On Sunday, I watched Haverford play Salisbury, a D-III Maryland school ranked 12th in the nation. It had rained most of the morning, and the chilly gray skies ruled out any possibility that the moisture would evaporate. The 1 p.m. match was moved inside the field house. Haverford set up four makeshift courts on the gleaming rubberized surface. The lighting was dim, the courts bizarre, crisscrossed with lines for basketball and and track and field.
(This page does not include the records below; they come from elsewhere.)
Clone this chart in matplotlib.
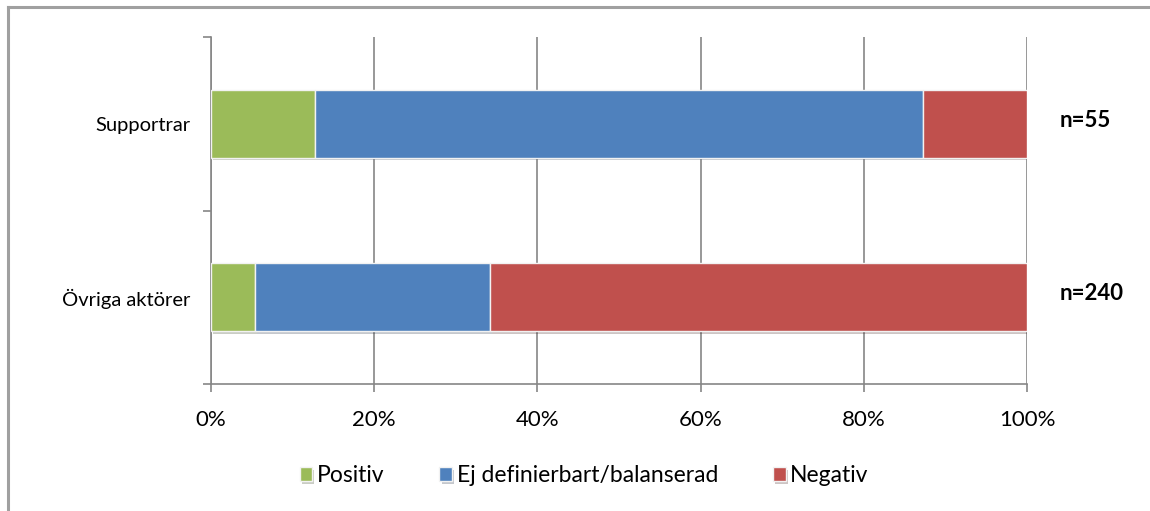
import matplotlib.pyplot as plt
import matplotlib.patheffects as pe
from matplotlib.lines import Line2D
import numpy as np

plt.rcParams['font.family'] = ['Lato', 'DejaVu Sans']

groups = ['Supportrar', 'Övriga aktörer']
n_labels = ['n=55', 'n=240']
positiv = [12.7, 5.4]
ej_def = [74.6, 28.8]
negativ = [12.7, 65.8]
series_names = ['Positiv', 'Ej definierbart/balanserad', 'Negativ']
colors = ['#9bbb59', '#4f81bd', '#c0504d']

fig = plt.figure(figsize=(11.5, 5.11), dpi=100)
ax = fig.add_axes([211/1150, 1-384/511, (1027-211)/1150, (384-37)/511])

# chart frame: only top and left edge are visible in the crop
fx, fy = 7.5/1150, 1-7.5/511
fig.lines.append(Line2D([fx, 1.0], [fy, fy], transform=fig.transFigure,
                        color='#a0a0a0', linewidth=2.2))
fig.lines.append(Line2D([fx, fx], [0.0, fy], transform=fig.transFigure,
                        color='#a0a0a0', linewidth=2.2))

y = np.arange(len(groups))
left = np.zeros(len(groups))
shadow = [pe.SimplePatchShadow(offset=(1.5, -2), alpha=0.25), pe.Normal()]
for vals, name, col in zip([positiv, ej_def, negativ], series_names, colors):
    bars = ax.barh(y, vals, left=left, height=0.39, color=col, edgecolor='#f2f2f2',
                   linewidth=1, label=name, zorder=3)
    for b in bars:
        b.set_path_effects(shadow)
    left = left + np.array(vals)

ax.set_xlim(0, 100)
ax.set_ylim(1.5, -0.5)
ax.set_xticks(np.arange(0, 101, 20))
ax.set_xticklabels([f'{v}%' for v in range(0, 101, 20)], fontsize=16)
ax.set_yticks([-0.5, 0.5, 1.5])
ax.set_yticklabels([])
ax.set_yticks(y, minor=True)
ax.set_yticklabels(groups, minor=True, fontsize=14.5)
ax.tick_params(axis='y', which='minor', length=0, pad=15)
ax.tick_params(axis='y', which='major', length=6, color='#868686', width=1.2)
ax.tick_params(axis='x', length=6, color='#868686', width=1.2, pad=13)
ax.grid(axis='x', color='#868686', linewidth=1.2, zorder=0)
ax.set_axisbelow(True)
for s in ['top', 'right']:
    ax.spines[s].set_visible(False)
ax.spines['left'].set_color('#868686')
ax.spines['bottom'].set_color('#868686')
ax.spines['left'].set_linewidth(1.2)
ax.spines['bottom'].set_linewidth(1.2)

for yi, lab in zip(y, n_labels):
    ax.text(104, yi - 0.02, lab, fontsize=16, fontweight='bold', va='center', ha='left')

fig.legend(loc='center', bbox_to_anchor=(0.508, 1-476/511), ncol=3, frameon=False,
           fontsize=16.5, handlelength=0.55, handleheight=0.55, handletextpad=0.2,
           columnspacing=2.4)

fig.savefig('out.png', dpi=100)
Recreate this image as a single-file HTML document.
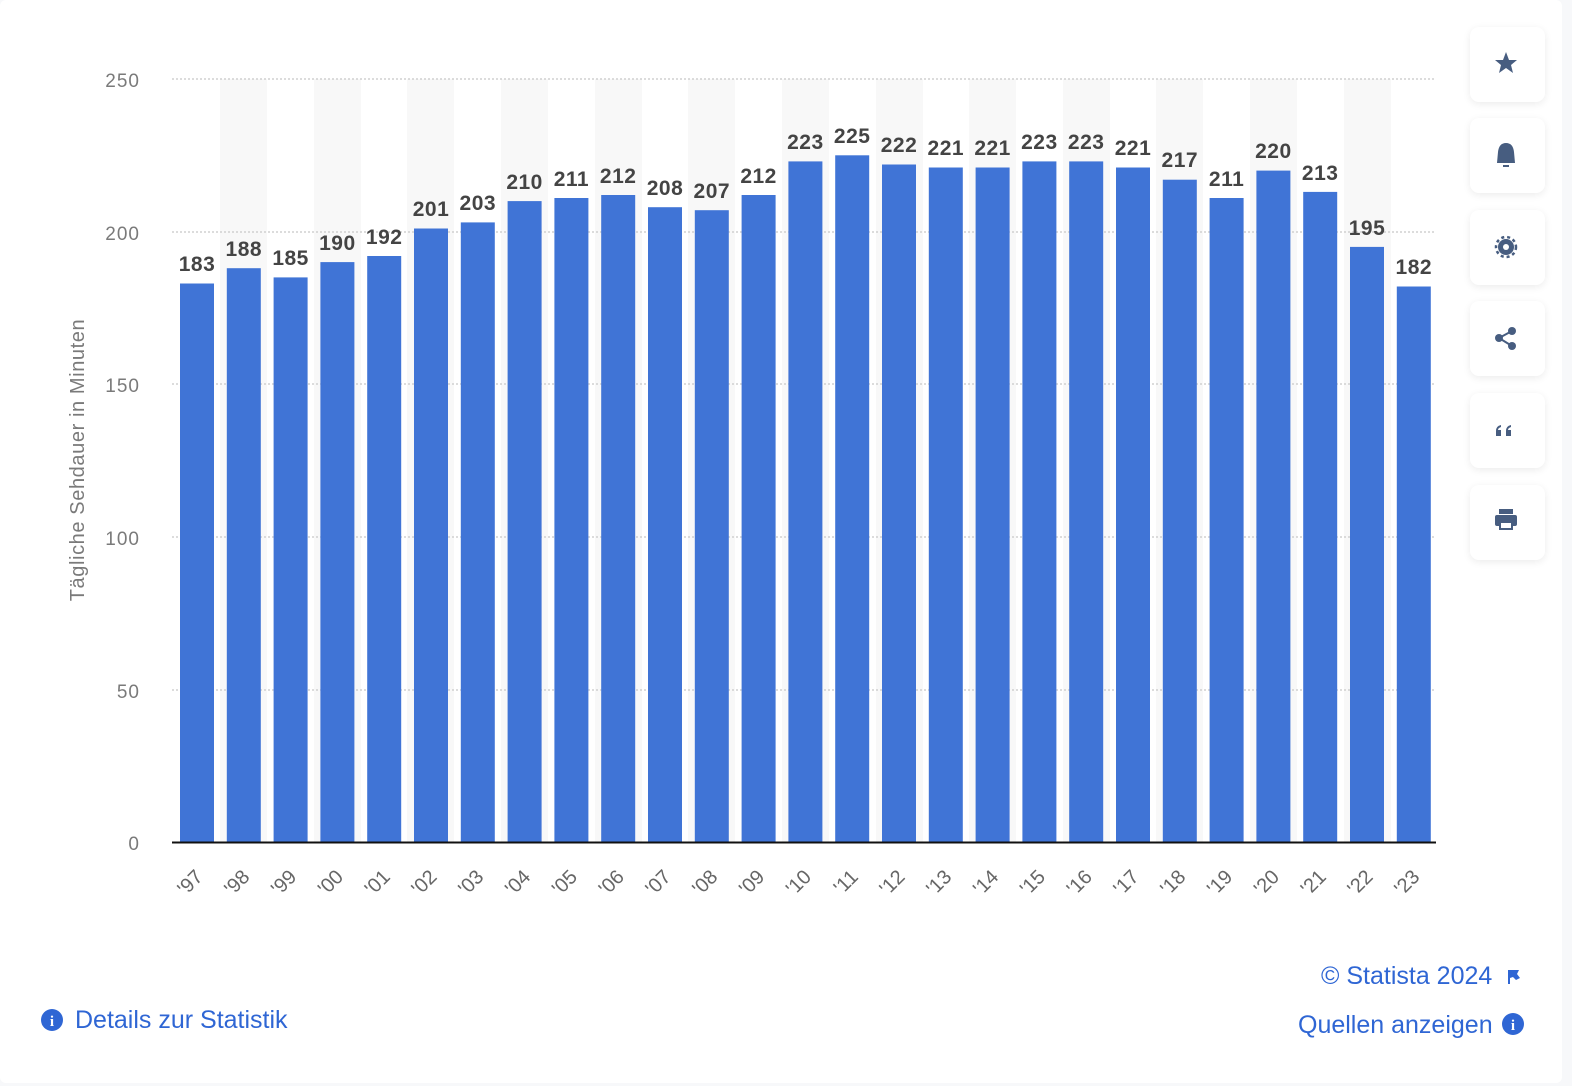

But the tennis was excellent. Salisbury won two of the three doubles courts. At #1, Haverford’s Kinrade and Steigel shut down Salisbury’s Kincaid and Burtzlaff. They traded service games to 8-all, taking the match to a tiebreak. Haverford had been on its heels for most of the match, saving multiple break points to keep the score even. But in the breaker, they sprinted ahead. Kinrade punished a meek lob with a thunderous smash, then served for the match. He launched a missile at Kincaid. The return sailed long.
Salisbury dominated the singles. At #1, Haverford’s Kinrade battled Salisbury’s Kincaid. Both guys served big, with intimidating first deliveries and penetrating spins and kicks on their second serves. The points were long. Kinrade kept the ball deep with heavily topspun groundstrokes. But Kincaid would eventually step in and angle the ball short with a slice, taking Kinrade out of the point. Every once in awhile, Kinrade would shelve the topspin and rip a cold-blooded winner, but not often enough. Kincaid prevailed 6-4, 6-2.
Haverford took two singles courts, but dropped the rest, giving Salisbury a 6-3 win. But it was a good showing for Haverford–a loss to a national power in a non-league match, but a step forward in their quest for a berth in the NCAAs.